____ Records

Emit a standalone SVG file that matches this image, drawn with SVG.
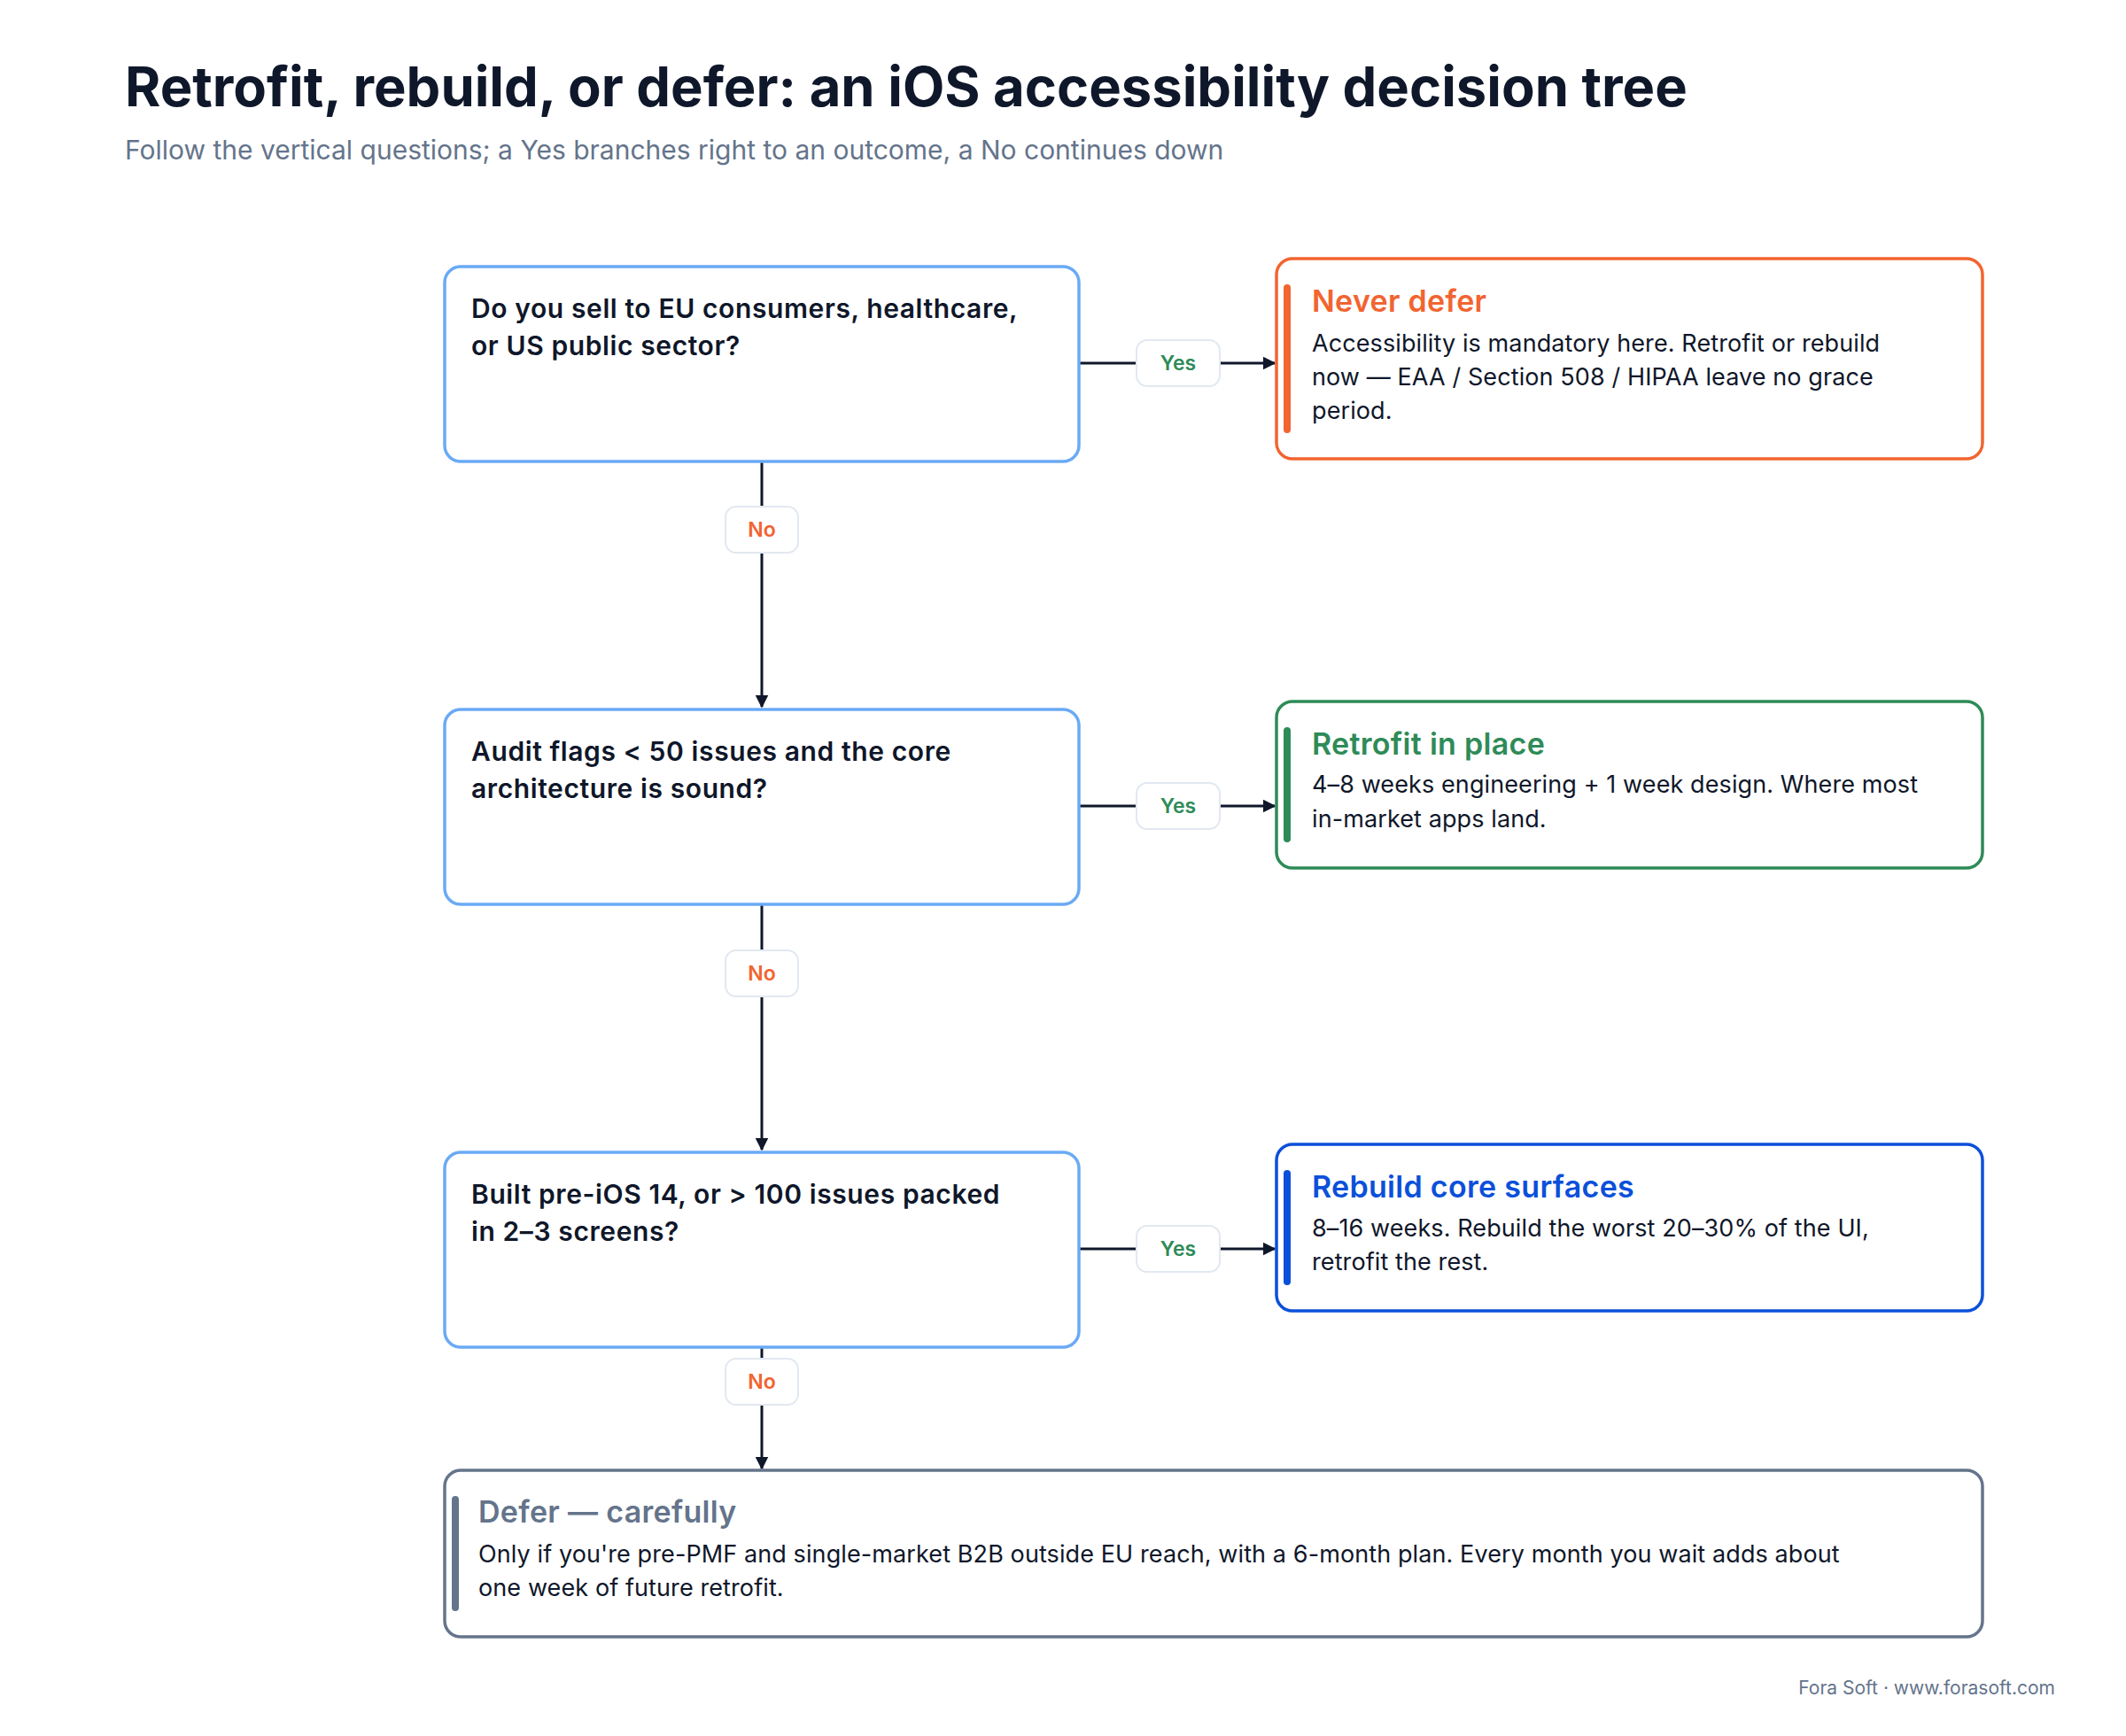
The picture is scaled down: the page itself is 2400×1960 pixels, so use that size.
<svg xmlns="http://www.w3.org/2000/svg" width="2400" height="1960" viewBox="0 0 2400 1960">
<style>
text{font-family:Inter,"Noto Sans","Liberation Sans",sans-serif}
.q{fill:#fff;stroke:#6aaaf5;stroke-width:3.5}
.qt{font-size:30px;font-weight:600;fill:#0f172a;letter-spacing:0.6px}
.ot{font-size:34px;font-weight:600;letter-spacing:0.3px}
.ob{font-size:27px;fill:#0f172a;letter-spacing:0.1px}
.pill{fill:#fff;stroke:#e2e8f0;stroke-width:2}
.pt{font-size:23px;font-weight:600;text-anchor:middle}
.ln{stroke:#0f172a;stroke-width:3;fill:none}
</style>
<defs><marker id="ah" viewBox="0 0 10 10" refX="9" refY="5" markerWidth="5" markerHeight="5" orient="auto"><path d="M0,0L10,5L0,10z" fill="#0f172a"/></marker></defs>
<rect width="2400" height="1960" fill="#fff"/>
<text x="141" y="120" font-size="61.5" font-weight="700" fill="#0f172a">Retrofit, rebuild, or defer: an iOS accessibility decision tree</text>
<text x="141" y="180" font-size="30" fill="#64748b">Follow the vertical questions; a Yes branches right to an outcome, a No continues down</text>
<g id="connectors">
<path class="ln" d="M1218,410H1283M1377,410H1439" marker-end="url(#ah)"/>
<path class="ln" d="M1218,910H1283M1377,910H1439" marker-end="url(#ah)"/>
<path class="ln" d="M1218,1410H1283M1377,1410H1439" marker-end="url(#ah)"/>
<path class="ln" d="M860,521V798" marker-end="url(#ah)"/>
<path class="ln" d="M860,1021V1298" marker-end="url(#ah)"/>
<path class="ln" d="M860,1521V1658" marker-end="url(#ah)"/>
<rect class="pill" x="1283" y="384" width="94" height="52" rx="12"/><text class="pt" x="1330" y="418" fill="#2e8b57">Yes</text>
<rect class="pill" x="1283" y="884" width="94" height="52" rx="12"/><text class="pt" x="1330" y="918" fill="#2e8b57">Yes</text>
<rect class="pill" x="1283" y="1384" width="94" height="52" rx="12"/><text class="pt" x="1330" y="1418" fill="#2e8b57">Yes</text>
<rect class="pill" x="819" y="572" width="82" height="52" rx="12"/><text class="pt" x="860" y="606" fill="#f26430">No</text>
<rect class="pill" x="819" y="1073" width="82" height="52" rx="12"/><text class="pt" x="860" y="1107" fill="#f26430">No</text>
<rect class="pill" x="819" y="1534" width="82" height="52" rx="12"/><text class="pt" x="860" y="1568" fill="#f26430">No</text>
</g>
<g id="q1"><rect class="q" x="502" y="301" width="716" height="220" rx="18"/>
<text class="qt" x="532" y="359">Do you sell to EU consumers, healthcare,</text><text class="qt" x="532" y="401">or US public sector?</text></g>
<g id="q2"><rect class="q" x="502" y="801" width="716" height="220" rx="18"/>
<text class="qt" x="532" y="859">Audit flags &lt; 50 issues and the core</text><text class="qt" x="532" y="901">architecture is sound?</text></g>
<g id="q3"><rect class="q" x="502" y="1301" width="716" height="220" rx="18"/>
<text class="qt" x="532" y="1359">Built pre-iOS 14, or &gt; 100 issues packed</text><text class="qt" x="532" y="1401">in 2–3 screens?</text></g>
<g id="never"><rect x="1441" y="292" width="797" height="226" rx="18" fill="#fff" stroke="#f26430" stroke-width="3.5"/>
<rect x="1449" y="321" width="8" height="168" rx="4" fill="#f26430"/>
<text class="ot" x="1481" y="352" fill="#f26430">Never defer</text>
<text class="ob" x="1481" y="397">Accessibility is mandatory here. Retrofit or rebuild</text>
<text class="ob" x="1481" y="435">now — EAA / Section 508 / HIPAA leave no grace</text>
<text class="ob" x="1481" y="473">period.</text></g>
<g id="retrofit"><rect x="1441" y="792" width="797" height="188" rx="18" fill="#fff" stroke="#2e8b57" stroke-width="3.5"/>
<rect x="1449" y="821" width="8" height="130" rx="4" fill="#2e8b57"/>
<text class="ot" x="1481" y="852" fill="#2e8b57">Retrofit in place</text>
<text class="ob" x="1481" y="895">4–8 weeks engineering + 1 week design. Where most</text>
<text class="ob" x="1481" y="934">in-market apps land.</text></g>
<g id="rebuild"><rect x="1441" y="1292" width="797" height="188" rx="18" fill="#fff" stroke="#0b50da" stroke-width="3.5"/>
<rect x="1449" y="1321" width="8" height="130" rx="4" fill="#0b50da"/>
<text class="ot" x="1481" y="1352" fill="#0b50da">Rebuild core surfaces</text>
<text class="ob" x="1481" y="1396">8–16 weeks. Rebuild the worst 20–30% of the UI,</text>
<text class="ob" x="1481" y="1434">retrofit the rest.</text></g>
<g id="defer"><rect x="502" y="1660" width="1736" height="188" rx="18" fill="#fff" stroke="#64748b" stroke-width="3.5"/>
<rect x="510" y="1689" width="8" height="130" rx="4" fill="#64748b"/>
<text class="ot" x="540" y="1719" fill="#64748b">Defer — carefully</text>
<text class="ob" x="540" y="1764">Only if you're pre-PMF and single-market B2B outside EU reach, with a 6-month plan. Every month you wait adds about</text>
<text class="ob" x="540" y="1802">one week of future retrofit.</text></g>
<text x="2320" y="1913" font-size="21" fill="#64748b" text-anchor="end">Fora Soft · www.forasoft.com</text>
</svg>
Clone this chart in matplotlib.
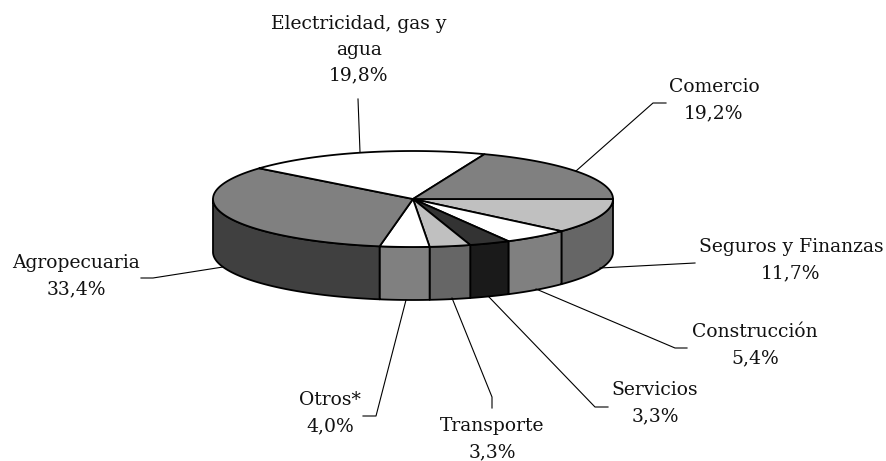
import numpy as np
import matplotlib
matplotlib.use("Agg")
import matplotlib.pyplot as plt
from matplotlib.patches import Polygon

names = ['Seguros y Finanzas', 'Construcción', 'Servicios', 'Transporte', 'Otros*',
         'Agropecuaria', 'Electricidad, gas y\nagua', 'Comercio']
values = [11.7, 5.4, 3.3, 3.3, 4.0, 33.4, 19.8, 19.2]
value_labels = ['11,7%', '5,4%', '3,3%', '3,3%', '4,0%', '33,4%', '19,8%', '19,2%']
top_colors = ['#c0c0c0', '#ffffff', '#333333', '#c0c0c0', '#ffffff', '#808080', '#ffffff', '#808080']
side_colors = ['#666666', '#808080', '#1a1a1a', '#666666', '#808080', '#404040', None, None]

# pie geometry, in pixels of the picture
cx, cy = 413, 199
rx, ry = 200, 48
depth = 53

label_pos = [(791, 260), (755, 345), (655, 403), (492, 439), (330, 413), (76, 276), (359, 50), (714, 100)]
leaders = [
    [(600, 268), (695, 263)],
    [(536, 289), (675, 348), (687, 348)],
    [(489, 297), (595, 407), (608, 407)],
    [(452, 298), (492, 397), (492, 408)],
    [(406, 300), (376, 416), (363, 416)],
    [(223, 267), (153, 278), (141, 278)],
    [(358, 99), (360, 152)],
    [(576, 171), (653, 103), (666, 103)],
]

fig = plt.figure(figsize=(8.87, 4.61), dpi=100)
ax = fig.add_axes([0, 0, 1, 1])
ax.set_xlim(0, 887)
ax.set_ylim(461, 0)
ax.axis('off')


def rim(a0, a1, dy=0):
    t = np.radians(np.linspace(a0, a1, 80))
    return np.column_stack([cx + rx * np.cos(t), cy + ry * np.sin(t) + dy])


bounds = np.concatenate([[0], np.cumsum(values)]) / sum(values) * 360

# side walls first, only the front half (0-180 deg, y points down) is visible
for i, col in enumerate(side_colors):
    if col is None:
        continue
    a0, a1 = bounds[i], min(bounds[i + 1], 180)
    if a0 >= 180:
        continue
    pts = np.vstack([rim(a0, a1), rim(a1, a0, depth)])
    ax.add_patch(Polygon(pts, closed=True, fc=col, ec='black', lw=1.3, joinstyle='round'))

for i, col in enumerate(top_colors):
    pts = np.vstack([[(cx, cy)], rim(bounds[i], bounds[i + 1])])
    ax.add_patch(Polygon(pts, closed=True, fc=col, ec='black', lw=1.3, joinstyle='round'))

for pts in leaders:
    xs, ys = zip(*pts)
    ax.plot(xs, ys, color='black', lw=0.8, zorder=1)

for name, val, (x, y) in zip(names, value_labels, label_pos):
    ax.text(x, y, name + '\n' + val, ha='center', va='center', family='DejaVu Serif',
            fontsize=13.5, linespacing=1.56, color='#111111')

fig.savefig('out.png', dpi=100)
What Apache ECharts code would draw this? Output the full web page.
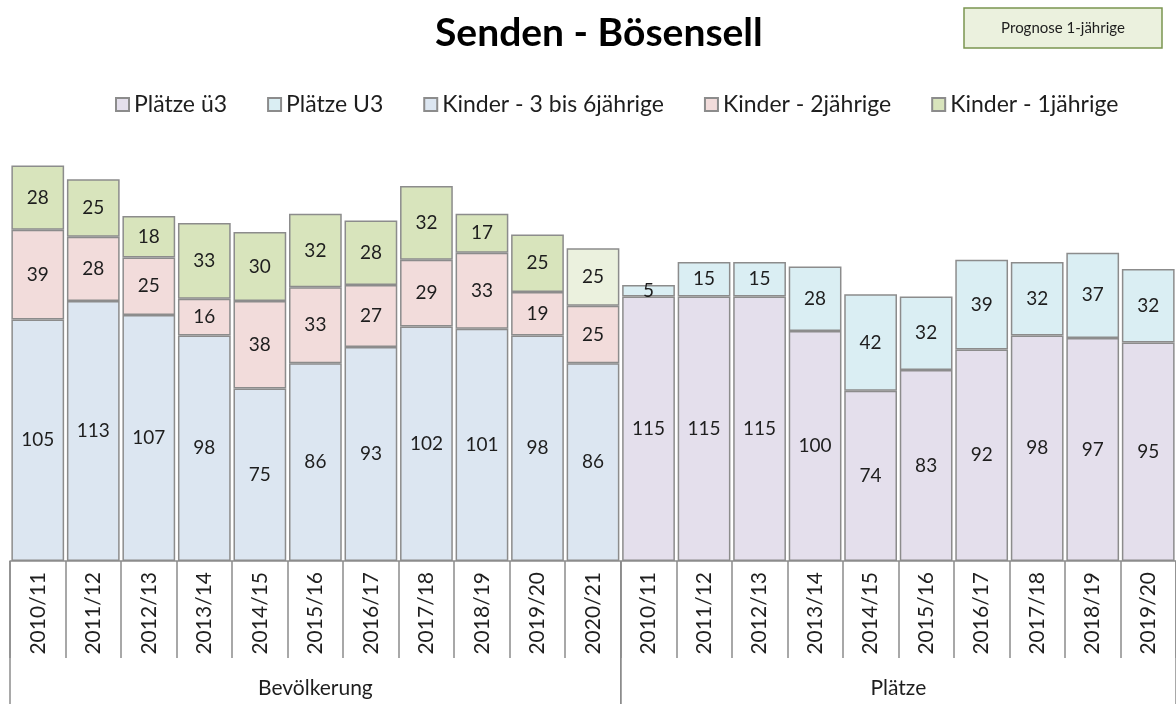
<!DOCTYPE html>
<html><head><meta charset="utf-8">
<script src="https://cdn.jsdelivr.net/npm/echarts@6/dist/echarts.min.js"></script>
<style>html,body{margin:0;padding:0;background:#fff}#c{width:1176px;height:704px}</style>
</head><body><div id="c"></div>
<script>
// ---- data ----
const categories = ['2010/11','2011/12','2012/13','2013/14','2014/15','2015/16','2016/17','2017/18','2018/19','2019/20','2020/21',
                    '2010/11','2011/12','2012/13','2013/14','2014/15','2015/16','2016/17','2017/18','2018/19','2019/20'];
const groupNames = ['Bevölkerung', 'Plätze'];
const groupSizes = [11, 10];
const kinder36   = [105,113,107,98,75,86,93,102,101,98,86, null,null,null,null,null,null,null,null,null,null];
const kinder2    = [39,28,25,16,38,33,27,29,33,19,25,      null,null,null,null,null,null,null,null,null,null];
const kinder1    = [28,25,18,33,30,32,28,32,17,25,25,      null,null,null,null,null,null,null,null,null,null];
const kinder1Prognose = [false,false,false,false,false,false,false,false,false,false,true, false,false,false,false,false,false,false,false,false,false];
const plaetzeUe3 = [null,null,null,null,null,null,null,null,null,null,null, 115,115,115,100,74,83,92,98,97,95];
const plaetzeU3  = [null,null,null,null,null,null,null,null,null,null,null, 5,15,15,28,42,32,39,32,37,32];
const seriesNames = ['Plätze ü3', 'Plätze U3', 'Kinder - 3 bis 6jährige', 'Kinder - 2jährige', 'Kinder - 1jährige'];
const prognoseText = 'Prognose 1-jährige';

// ---- style ----
const FONT = 'Lato';
const colors = ['#e4dfec', '#daeef3', '#dce6f1', '#f2dcdb', '#d8e4bc'];
const prognoseColor = '#ebf1de';
const borderCol = '#8c8c8c';
const textCol = '#1e1e1e';

const chart = echarts.init(document.getElementById('c'), null, {renderer: 'canvas'});

function mkSeries(name, data, color, prog) {
  return {
    name: name, type: 'bar', stack: 'all',
    barCategoryGap: '5%',
    data: data.map((v, i) => (prog && prog[i] && v != null) ? {value: v, itemStyle: {color: prognoseColor}} : v),
    itemStyle: {color: color, borderColor: borderCol, borderWidth: 1.5},
    label: {show: true, position: 'inside', color: textCol, fontFamily: FONT, fontSize: 19,
            formatter: p => (p.value == null ? '' : String(p.value))},
    emphasis: {disabled: true},
    animation: false
  };
}

const GRID_LEFT = 10, CAT_W = 55.8;
chart.setOption({
  animation: false,
  title: {text: 'Senden - Bösensell', left: 430, top: 9,
          textStyle: {fontFamily: FONT, fontWeight: 'bold', fontSize: 39, color: '#000'}},
  legend: {
    data: seriesNames, left: 110, top: 88, itemWidth: 13, itemHeight: 13, itemGap: 40,
    icon: 'rect',
    textStyle: {fontFamily: FONT, fontSize: 23, color: textCol},
    selectedMode: false
  },
  grid: {left: GRID_LEFT, top: 101, width: CAT_W * categories.length, bottom: 143, containLabel: false},
  xAxis: {
    type: 'category', data: categories,
    axisLine: {show: true, lineStyle: {color: borderCol, width: 1.5}},
    axisTick: {show: true, interval: 0, length: 97, lineStyle: {color: borderCol, width: 1.5}},
    axisLabel: {interval: 0, rotate: 90, margin: 11, fontFamily: FONT, fontSize: 21, color: textCol}
  },
  yAxis: {type: 'value', min: 0, max: 200, show: false, splitLine: {show: false}},
  series: [
    mkSeries(seriesNames[0], plaetzeUe3, colors[0]),
    mkSeries(seriesNames[1], plaetzeU3, colors[1]),
    mkSeries(seriesNames[2], kinder36, colors[2]),
    mkSeries(seriesNames[3], kinder2, colors[3]),
    mkSeries(seriesNames[4], kinder1, colors[4], kinder1Prognose)
  ]
});

// group separators and group labels (multi-level axis)
const graphics = [];
const axisY = chart.convertToPixel({yAxisIndex: 0}, 0);
let start = 0;
function boundary(idx) {
  const a = chart.convertToPixel({xAxisIndex: 0}, idx);
  const b = chart.convertToPixel({xAxisIndex: 0}, idx + 1);
  return a - (b - a) / 2;
}
for (let g = 0; g < groupNames.length; g++) {
  const x0 = boundary(start);
  const x1 = boundary(start + groupSizes[g]);
  graphics.push({type: 'line', shape: {x1: x0, y1: axisY, x2: x0, y2: 704}, style: {stroke: borderCol, lineWidth: 1.5}, silent: true});
  graphics.push({type: 'line', shape: {x1: x1, y1: axisY, x2: x1, y2: 704}, style: {stroke: borderCol, lineWidth: 1.5}, silent: true});
  graphics.push({type: 'text', x: (x0 + x1) / 2, y: 688,
    style: {text: groupNames[g], font: '21px ' + FONT, fill: textCol, textAlign: 'center', textVerticalAlign: 'middle'}, silent: true});
  start += groupSizes[g];
}
// prognose box
graphics.push({type: 'rect', shape: {x: 964, y: 8, width: 198, height: 40},
  style: {fill: prognoseColor, stroke: '#7b9550', lineWidth: 1.5}, silent: true});
graphics.push({type: 'text', x: 1063, y: 28,
  style: {text: prognoseText, font: '15px ' + FONT, fill: textCol, textAlign: 'center', textVerticalAlign: 'middle'}, silent: true});
chart.setOption({graphic: graphics});
</script>
</body></html>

________

Task description → From the listing above, restate verbatim the lines running from the one with "Clone this chart in matplotlib." through the one with "from matplotlib.patches import Polygon", inclusive, but not the pictures.

Response for this exercise →
Clone this chart in matplotlib.
import numpy as np
import matplotlib
matplotlib.use("Agg")
import matplotlib.pyplot as plt
from matplotlib.patches import Polygon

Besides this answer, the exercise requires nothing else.